Presented By O'Reilly and Cloudera
Make Data Work
22–23 May 2017: Training
23–25 May 2017: Tutorials & Conference
London, UK

Gaffer: A very scalable, open source graph database

11:1511:55 Thursday, 25 May 2017
Hadoop platform and applications
Location: Capital Suite 13
Level: Beginner

Prerequisite knowledge

  • A working knowledge of the Hadoop ecosystem, Apache Accumulo, and property graphs

What you'll learn

  • Explore Gaffer's history, architecture, data model, features, and functionality
  • See what's in store in the near future


Gaffer is a scalable open source graph database built on Accumulo or HBase (your choice). A Parquet implementation is in progress, and Gaffer can be extended to other technologies as well—its data ingest and query services easily integrate with Hadoop and Spark. Gaffer is designed to be very scalable and can ingest and store data streamed in at very high rates or bulk-loaded in large batches while providing fast, flexible query access.

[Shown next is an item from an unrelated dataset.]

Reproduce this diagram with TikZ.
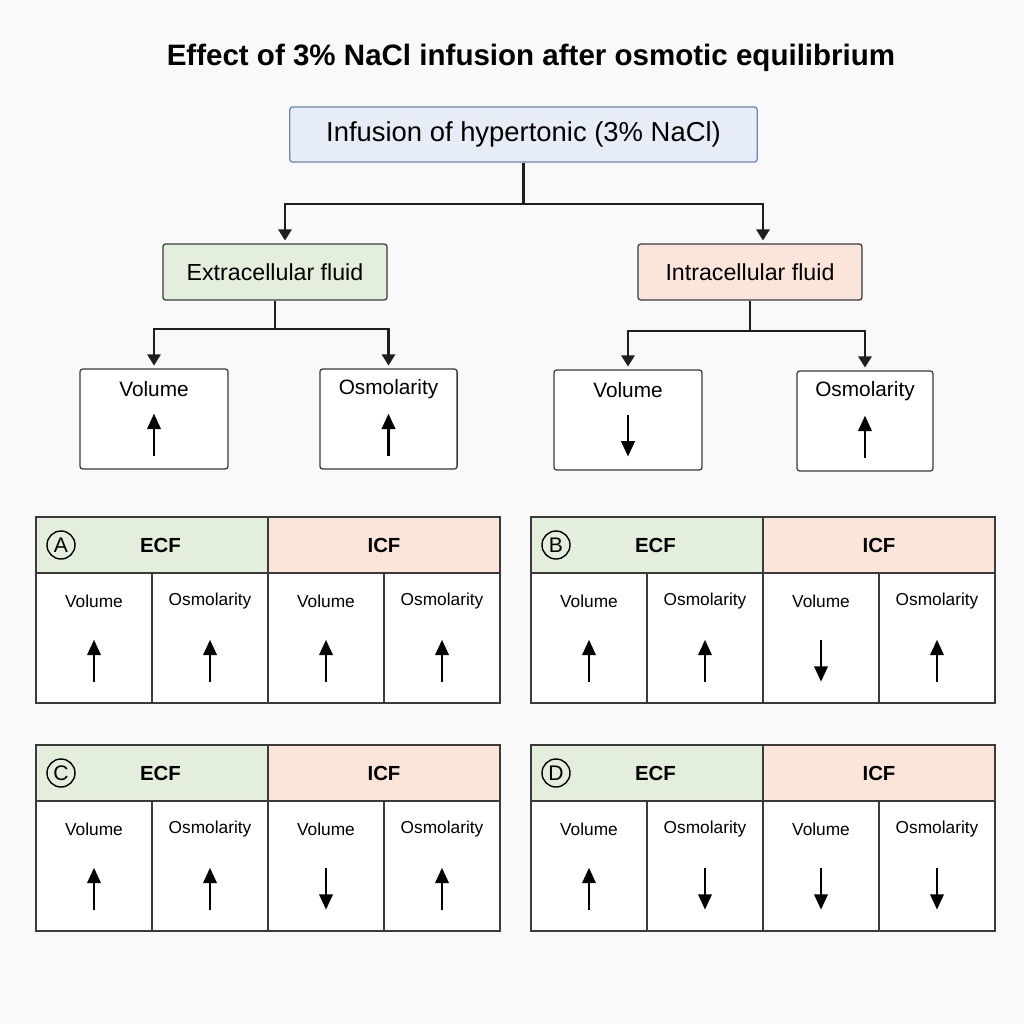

Gaffer allows rich properties, such as data sketches, to be stored on entities and edges in the graph. Its built-in aggregation framework lets users specify complex logic that tells Gaffer how to evolve and aggregate these properties as new data is added. For example, each edge could have a count property that is maintained by a “sum” function. New instances of an existing edge can be added and the count is updated without having to query for the existing edge first.

This session explores Gaffer’s history, architecture, data model, features, and functionality and outlines some future goals for the project.